DATA BLOCK:
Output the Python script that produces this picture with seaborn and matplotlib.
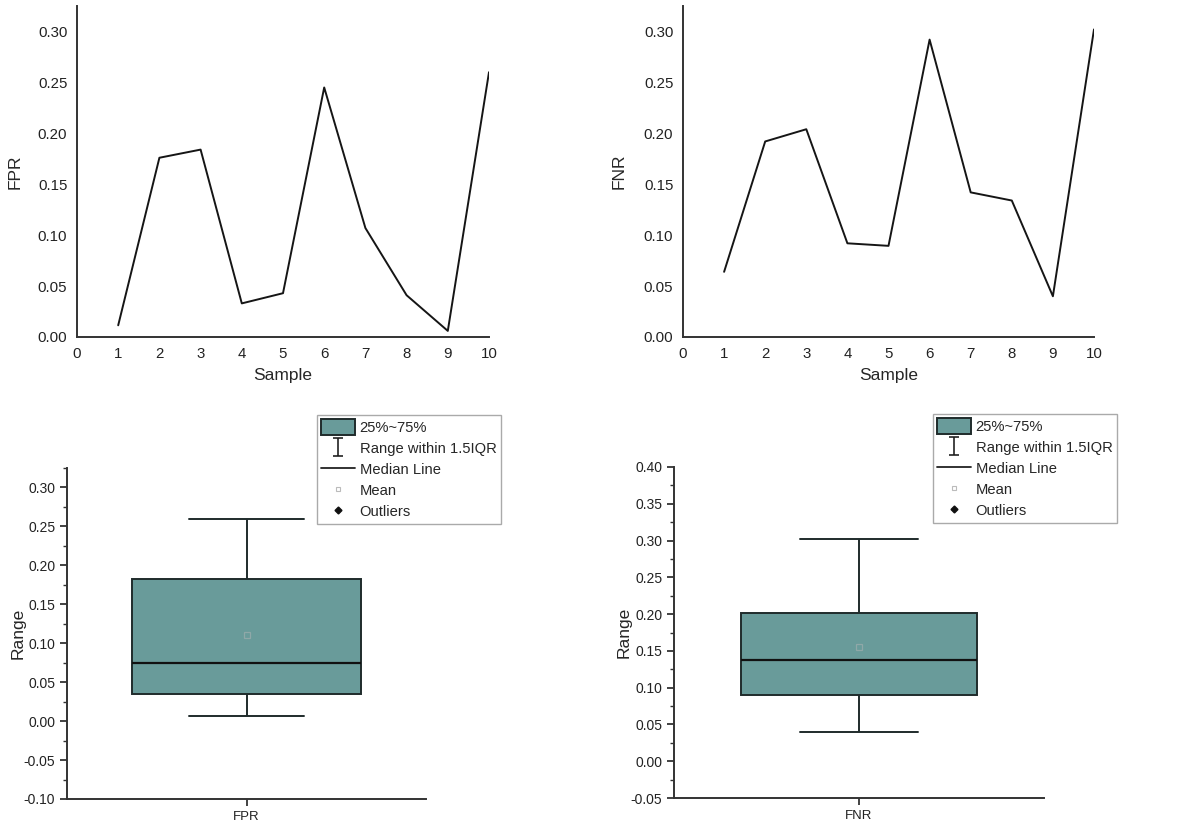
import matplotlib as mpl
mpl.use('Agg')
import numpy as np
import pandas as pd
import seaborn as sns
import matplotlib.pyplot as plt
from matplotlib.lines import Line2D
from matplotlib.patches import Patch
from matplotlib.path import Path
from matplotlib.ticker import MultipleLocator

sns.set_style("ticks")
plt.rcParams['font.family'] = ['Liberation Sans', 'DejaVu Sans']

# values
samples = [1, 2, 3, 4, 5, 6, 7, 8, 9, 10]
fpr = [0.0115, 0.176, 0.184, 0.033, 0.043, 0.245, 0.107, 0.041, 0.006, 0.260]
fnr = [0.064, 0.192, 0.204, 0.092, 0.0895, 0.292, 0.142, 0.134, 0.040, 0.302]
legend_labels = ["25%~75%", "Range within 1.5IQR", "Median Line", "Mean", "Outliers"]

box_color = "#699b9a"
edge_color = "#1f2b2b"
W, H = 1181, 827

fig = plt.figure(figsize=(W / 100, H / 100), dpi=100)

def px_axes(l, t, r, b):
    return fig.add_axes([l / W, 1 - b / H, (r - l) / W, (b - t) / H])

# I-shaped marker for the whisker entry
i_path = Path([(-0.5, -1), (0.5, -1), (0, -1), (0, 1), (-0.5, 1), (0.5, 1)],
              [Path.MOVETO, Path.LINETO, Path.MOVETO, Path.LINETO, Path.MOVETO, Path.LINETO])


def style_spines(ax):
    sns.despine(ax=ax)
    for s in ["left", "bottom"]:
        ax.spines[s].set_linewidth(1.4)
        ax.spines[s].set_color("#333333")


def line_panel(ax, y, ylabel, label_x):
    sns.lineplot(x=samples, y=y, ax=ax, color="#151515", linewidth=1.4)
    ax.set_xlim(0, 10)
    ax.set_ylim(0, 0.325)
    ax.set_xticks(range(0, 11))
    ax.set_yticks(np.arange(0, 0.31, 0.05))
    ax.yaxis.set_major_formatter(mpl.ticker.FormatStrFormatter('%.2f'))
    ax.tick_params(length=0, labelsize=10.8, pad=7, colors="#222222")
    ax.set_xlabel("Sample", fontsize=12.5, labelpad=5)
    ax.set_ylabel(ylabel, fontsize=12.5)
    ax.yaxis.set_label_coords(label_x, 0.5)
    style_spines(ax)


def box_panel(ax, y, name, ylim, legend_anchor):
    df = pd.DataFrame({"metric": [name] * len(y), "value": y})
    sns.boxplot(data=df, x="metric", y="value", ax=ax, width=0.64, color=box_color,
                saturation=1, linecolor=edge_color, linewidth=1.4,
                showmeans=True,
                meanprops=dict(marker="s", markerfacecolor="none",
                               markeredgecolor="#8fa8a8", markersize=4.5, markeredgewidth=0.9),
                medianprops=dict(color="#111111", linewidth=1.6))
    ax.set_xlim(-0.5, 0.5)
    ax.set_ylim(*ylim)
    ax.yaxis.set_major_locator(MultipleLocator(0.05))
    ax.yaxis.set_minor_locator(MultipleLocator(0.025))
    ax.yaxis.set_major_formatter(mpl.ticker.FormatStrFormatter('%.2f'))
    ax.tick_params(which="major", length=5, width=1.2, labelsize=10, colors="#222222")
    ax.tick_params(axis="x", labelsize=9.5)
    ax.tick_params(which="minor", length=3, width=1.0, colors="#333333")
    ax.set_xlabel("")
    ax.set_ylabel("Range", fontsize=12.5)
    ax.yaxis.set_label_coords(-0.114, 0.5)
    style_spines(ax)

    handles = [
        Patch(facecolor=box_color, edgecolor=edge_color, linewidth=1.4),
        Line2D([], [], ls="none", marker=i_path, markersize=13, markeredgecolor="#222222",
               markeredgewidth=1.2, markerfacecolor="none"),
        Line2D([], [], color="#222222", linewidth=1.3),
        Line2D([], [], ls="none", marker="s", markersize=3.5, markerfacecolor="none",
               markeredgecolor="#bbbbbb", markeredgewidth=0.8),
        Line2D([], [], ls="none", marker="D", markersize=3.5, color="#111111"),
    ]
    leg = ax.legend(handles, legend_labels, loc="upper left",
                    bbox_to_anchor=(legend_anchor[0] / W, 1 - legend_anchor[1] / H),
                    bbox_transform=fig.transFigure, borderaxespad=0, fontsize=10.6,
                    frameon=True, fancybox=False, edgecolor="#aaaaaa", framealpha=1,
                    labelspacing=0.37, handlelength=2.25, handleheight=1.22,
                    handletextpad=0.35, borderpad=0.3)
    leg.get_frame().set_linewidth(1.0)


ax1 = px_axes(77, 6, 489, 337)
line_panel(ax1, fpr, "FPR", -0.133)
ax2 = px_axes(683, 6, 1094, 337)
line_panel(ax2, fnr, "FNR", -0.136)

ax3 = px_axes(67, 468, 426, 799)
box_panel(ax3, fpr, "FPR", (-0.10, 0.325), (317, 415))
ax4 = px_axes(674, 467, 1044, 798)
box_panel(ax4, fnr, "FNR", (-0.05, 0.40), (933, 414))

fig.savefig("out.png", dpi=100)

REQUIREMENT: Look over the listing. Pull out every line with the string "seaborn" in it.

SOLVED PROBLEM:
Output the Python script that produces this picture with seaborn and matplotlib.
import seaborn as sns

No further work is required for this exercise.